Not every stage needs a perfectly optimized solution. Sometimes it just needs a temporary one.
Organization Systems That Don’t Match Real Life
This regret usually starts with good intentions.
You want things to feel calmer. You want less clutter. You want to stop wasting time looking for stuff. So you buy an organization system that looks clean, logical, and well thought out.
For a short time, it works.
Then real life shows up.
Keys get dropped in the same spot they always have. Shoes pile up where people naturally take them off. Mail lands on the counter instead of in the designated tray. Slowly, the system breaks down — not because it was poorly designed, but because it was designed for an ideal version of your household.
Most organization regret comes from trying to impose structure instead of observing behavior.
When a system fights how people actually move through a space, it requires constant effort to maintain. That effort doesn’t last. Eventually, the system becomes one more thing that “should” work but doesn’t.
The clutter comes back, along with the quiet frustration of wondering why nothing ever sticks.
What Works Better Instead
Good organization follows habits instead of trying to change them.
Pay attention to where things naturally end up. That’s not failure — it’s data. If something is always dropped in the same place, that’s where it belongs.
The most effective systems are usually simple, visible, and forgiving. They don’t rely on perfect behavior. They work even when people are tired, rushed, or distracted.
Organization that fits real life doesn’t look perfect. It feels sustainable.
The Pattern Behind Almost All Regret Purchases
When you step back, most regret purchases follow the same pattern.
They’re rarely reckless. Most are made with good intentions and reasonable logic. The problem isn’t the decision itself — it’s the assumptions behind it.
Regret tends to show up when something is bought too early, too cheaply, or with too much optimism about how life will actually cooperate. The purchase assumes consistent energy, stable routines, or extra time that rarely exists.
Another common thread is complexity. Products that require setup, maintenance, or ongoing attention ask more than they promise to give. When life gets busy, those extra demands are the first things to be dropped.
In almost every case, the regret isn’t about the item. It’s about the mismatch between the product and real life.
That mismatch adds friction instead of removing it.
The AskDads Buying Rule
Before buying anything, ask a simple question:
Will this still be useful when I’m tired, busy, and distracted?
If the answer is no, it’s probably not worth buying.
At least not yet.
Most regret purchases only work when everything goes right. They depend on extra energy, extra time, or ideal conditions. Real life doesn’t offer those consistently.
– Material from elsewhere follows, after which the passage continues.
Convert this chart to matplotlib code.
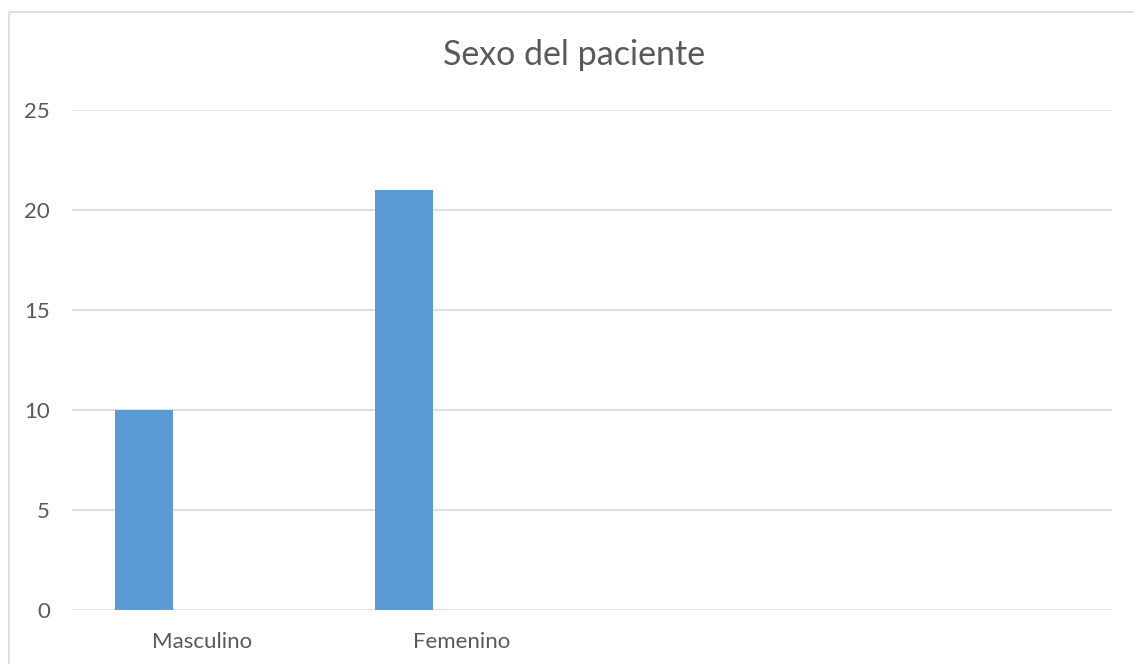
import matplotlib.pyplot as plt
from matplotlib.lines import Line2D
import numpy as np

categories = ["Masculino", "Femenino", "", ""]
pacientes = [10, 21, 0, 0]
yticks = [0, 5, 10, 15, 20, 25]

plt.rcParams['font.family'] = ['Lato', 'DejaVu Sans']
text_color = '#595959'
grid_color = '#d9d9d9'
bar_color = '#5b9bd5'

W, H = 1134, 664
fig = plt.figure(figsize=(W / 100, H / 100), dpi=100, facecolor='white')
fig.patch.set_edgecolor('white')
fig.patch.set_linewidth(0)
ax = fig.add_axes([72 / W, 1 - 610 / H, 1040 / W, 500 / H])

# clustered layout: three series slots per category, gap width 150%
n_slots = 3
gap = 1.5
width = 1 / (n_slots + gap)
x = np.arange(len(categories))
offset = -width * (n_slots - 1) / 2
ax.bar(x + offset, pacientes, width=width, color=bar_color, zorder=3)

ax.set_xlim(-0.5, len(categories) - 0.5)
ax.set_ylim(0, 25)
ax.set_yticks(yticks)
ax.set_xticks(x)
ax.set_xticklabels(categories)
ax.yaxis.grid(True, color=grid_color, linewidth=1.2)
ax.set_axisbelow(True)
for s in ax.spines.values():
    s.set_visible(False)
ax.tick_params(axis='both', length=0, colors=text_color, labelsize=16)
ax.tick_params(axis='y', pad=16)
ax.tick_params(axis='x', pad=16)

fig.text(574 / W, 1 - 55 / H, "Sexo del paciente", ha='center', va='center',
         fontsize=24.5, color=text_color)

# chart area border (left and top edges fall inside the image)
bx, by = 8.5 / W, 1 - 11.5 / H
fig.add_artist(Line2D([bx, bx], [-0.01, by], transform=fig.transFigure,
                      color=grid_color, linewidth=1.2, solid_capstyle='butt'))
fig.add_artist(Line2D([bx, 1.01], [by, by], transform=fig.transFigure,
                      color=grid_color, linewidth=1.2, solid_capstyle='butt'))

fig.savefig("out.png", dpi=100)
Good purchases work even on hard days. They don’t ask to be remembered, managed, or constantly adjusted. They quietly do their job in the background.
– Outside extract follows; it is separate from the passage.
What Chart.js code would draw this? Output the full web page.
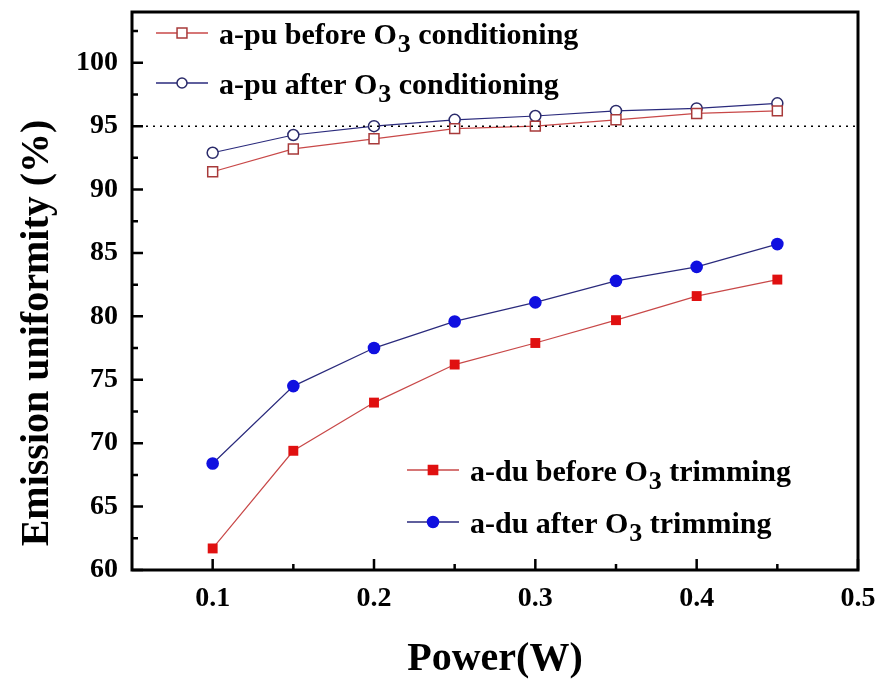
<!DOCTYPE html>
<html>
<head>
<meta charset="utf-8">
<script src="https://cdn.jsdelivr.net/npm/chart.js@4.4.1/dist/chart.umd.min.js"></script>
<style>
  html, body { margin: 0; padding: 0; background: #fff; }
  #wrap { width: 882px; height: 689px; }
</style>
</head>
<body>
<div id="wrap"><canvas id="uniformityChart" width="882" height="689"></canvas></div>
<script>
// Données
const powerW = [0.1, 0.15, 0.2, 0.25, 0.3, 0.35, 0.4, 0.45];
const puBefore = [91.4, 93.2, 94.0, 94.8, 95.0, 95.5, 96.0, 96.2];
const puAfter = [92.9, 94.3, 95.0, 95.5, 95.8, 96.2, 96.4, 96.8];
const duBefore = [61.7, 69.4, 73.2, 76.2, 77.9, 79.7, 81.6, 82.9];
const duAfter = [68.4, 74.5, 77.5, 79.6, 81.1, 82.8, 83.9, 85.7];
const refLevel = 95;

const xTicks = [0.1, 0.2, 0.3, 0.4, 0.5];
const xMinor = [0.15, 0.25, 0.35, 0.45];
const yTicks = [60, 65, 70, 75, 80, 85, 90, 95, 100];
const yMinor = [62.5, 67.5, 72.5, 77.5, 82.5, 87.5, 92.5, 97.5, 102.5];
const xMin = 0.05, xMax = 0.5;
const yMin = 60, yMax = 104;

const serif = "'Liberation Serif', 'Times New Roman', serif";
const RED_LINE = "#c84848";
const BLUE_LINE = "#2a2a7c";

function pts(values) {
  return powerW.map((x, i) => ({ x: x, y: values[i] }));
}

// Légendes avec indice O3
const legendRows = [
  { x0: 156, y: 33, line: RED_LINE, style: "rect", r: 7, fill: "#fff", stroke: "#a83a3a", pre: "a-pu before O", post: " conditioning" },
  { x0: 156, y: 83, line: BLUE_LINE, style: "circle", r: 5, fill: "#fff", stroke: "#2a2a6a", pre: "a-pu after O", post: " conditioning" },
  { x0: 407, y: 470, line: RED_LINE, style: "rect", r: 6.5, fill: "#e01010", stroke: "#e01010", pre: "a-du before O", post: " trimming" },
  { x0: 407, y: 522, line: BLUE_LINE, style: "circle", r: 5.5, fill: "#1010e0", stroke: "#1010e0", pre: "a-du after O", post: " trimming" },
];

const decorPlugin = {
  id: "decor",
  afterDraw(chart) {
    const { ctx, chartArea: a, scales } = chart;
    const sx = scales.x, sy = scales.y;
    ctx.save();

    // cadre
    ctx.strokeStyle = "#000";
    ctx.lineWidth = 3;
    ctx.strokeRect(a.left, a.top, a.right - a.left, a.bottom - a.top);

    // graduations vers l'intérieur
    ctx.lineWidth = 2.5;
    ctx.beginPath();
    xTicks.forEach((v) => { const p = sx.getPixelForValue(v); ctx.moveTo(p, a.bottom); ctx.lineTo(p, a.bottom - 11); });
    xMinor.forEach((v) => { const p = sx.getPixelForValue(v); ctx.moveTo(p, a.bottom); ctx.lineTo(p, a.bottom - 6); });
    yTicks.forEach((v) => { const p = sy.getPixelForValue(v); ctx.moveTo(a.left, p); ctx.lineTo(a.left + 11, p); });
    yMinor.forEach((v) => { const p = sy.getPixelForValue(v); ctx.moveTo(a.left, p); ctx.lineTo(a.left + 6, p); });
    ctx.stroke();

    // titres des axes
    ctx.fillStyle = "#000";
    ctx.font = "bold 40px " + serif;
    ctx.textAlign = "center";
    ctx.textBaseline = "middle";
    ctx.fillText("Power(W)", (a.left + a.right) / 2, 660);
    ctx.save();
    ctx.translate(38, 333);
    ctx.rotate(-Math.PI / 2);
    ctx.fillText("Emission uniformity (%)", 0, 0);
    ctx.restore();

    // légende
    ctx.textAlign = "left";
    ctx.textBaseline = "alphabetic";
    legendRows.forEach((row) => {
      ctx.strokeStyle = row.line;
      ctx.lineWidth = 1.3;
      ctx.beginPath();
      ctx.moveTo(row.x0, row.y);
      ctx.lineTo(row.x0 + 52, row.y);
      ctx.stroke();
      ctx.fillStyle = row.fill;
      ctx.strokeStyle = row.stroke;
      ctx.lineWidth = 1.5;
      Chart.helpers.drawPoint(ctx, { pointStyle: row.style, radius: row.r, borderWidth: 1.5 }, row.x0 + 26, row.y);

      let tx = row.x0 + 63;
      const base = row.y + 11;
      ctx.fillStyle = "#000";
      ctx.font = "bold 30px " + serif;
      ctx.fillText(row.pre, tx, base);
      tx += ctx.measureText(row.pre).width;
      ctx.font = "bold 26px " + serif;
      ctx.fillText("3", tx + 1, base + 8);
      tx += ctx.measureText("3").width + 1;
      ctx.font = "bold 30px " + serif;
      ctx.fillText(row.post, tx, base);
    });
    ctx.restore();
  },
};

new Chart(document.getElementById("uniformityChart"), {
  type: "line",
  data: {
    datasets: [
      {
        label: "ref",
        data: [{ x: xMin, y: refLevel }, { x: xMax, y: refLevel }],
        borderColor: "#000",
        borderWidth: 1.5,
        borderDash: [2, 5],
        pointRadius: 0,
      },
      {
        label: "a-pu before O3 conditioning",
        data: pts(puBefore),
        borderColor: RED_LINE,
        borderWidth: 1.2,
        pointStyle: "rect",
        pointRadius: 7,
        pointBorderWidth: 1.5,
        pointBorderColor: "#a83a3a",
        pointBackgroundColor: "#fff",
      },
      {
        label: "a-pu after O3 conditioning",
        data: pts(puAfter),
        borderColor: BLUE_LINE,
        borderWidth: 1.2,
        pointStyle: "circle",
        pointRadius: 5.5,
        pointBorderWidth: 1.5,
        pointBorderColor: "#2a2a6a",
        pointBackgroundColor: "#fff",
      },
      {
        label: "a-du before O3 trimming",
        data: pts(duBefore),
        borderColor: RED_LINE,
        borderWidth: 1.2,
        pointStyle: "rect",
        pointRadius: 7,
        pointBorderWidth: 0,
        pointBackgroundColor: "#e01010",
      },
      {
        label: "a-du after O3 trimming",
        data: pts(duAfter),
        borderColor: BLUE_LINE,
        borderWidth: 1.2,
        pointStyle: "circle",
        pointRadius: 6.3,
        pointBorderWidth: 0,
        pointBackgroundColor: "#1010e0",
      },
    ],
  },
  options: {
    responsive: false,
    animation: false,
    events: [],
    layout: { padding: { top: 12, right: 24, left: 0, bottom: 0 } },
    plugins: { legend: { display: false }, tooltip: { enabled: false } },
    scales: {
      x: {
        type: "linear",
        min: xMin,
        max: xMax,
        afterBuildTicks: (s) => { s.ticks = xTicks.map((v) => ({ value: v })); },
        afterFit: (s) => { s.height = 119; s.paddingLeft = 0; s.paddingRight = 0; },
        grid: { display: false, drawTicks: false },
        border: { display: false },
        ticks: {
          color: "#000",
          padding: 12,
          maxRotation: 0,
          font: { family: serif, size: 28, weight: "bold" },
          callback: (v) => v.toFixed(1),
        },
      },
      y: {
        min: yMin,
        max: yMax,
        afterBuildTicks: (s) => { s.ticks = yTicks.map((v) => ({ value: v })); },
        afterFit: (s) => { s.width = 132; s.paddingTop = 0; s.paddingBottom = 0; },
        grid: { display: false, drawTicks: false },
        border: { display: false },
        ticks: {
          color: "#000",
          padding: 14,
          font: { family: serif, size: 28, weight: "bold" },
        },
      },
    },
  },
  plugins: [decorPlugin],
});
</script>
</body>
</html>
This one question filters out a surprising amount of noise. It shifts the focus from what sounds helpful to what actually holds up over time.
Final Thought
Every dad wastes money. Some waste money sometimes, while some waste money all the time.
That’s normal, and not everyone can be the penny-pinching dad we all aspire to be, nor can we make a living as a stay-at-home dad, thanks to this thing called life.
Most regret doesn’t come from being careless. It comes from trying to do the right thing in a life that’s already full. When time, energy, and attention are limited, even reasonable decisions can miss the mark.
The goal isn’t to get everything right. It’s to make fewer decisions that add to everyday stress and more that quietly support daily life.
Buying a little less, buying a little later, and buying with real life in mind compounds over time. Not just in your budget, but in your stress level and sense of control.
That’s what smarter buying looks like, and that’s what will keep more money in your wallet.
Saving and being more practical should be part of your new year reset, and you will see how much simpler, yet efficient, life can actually be.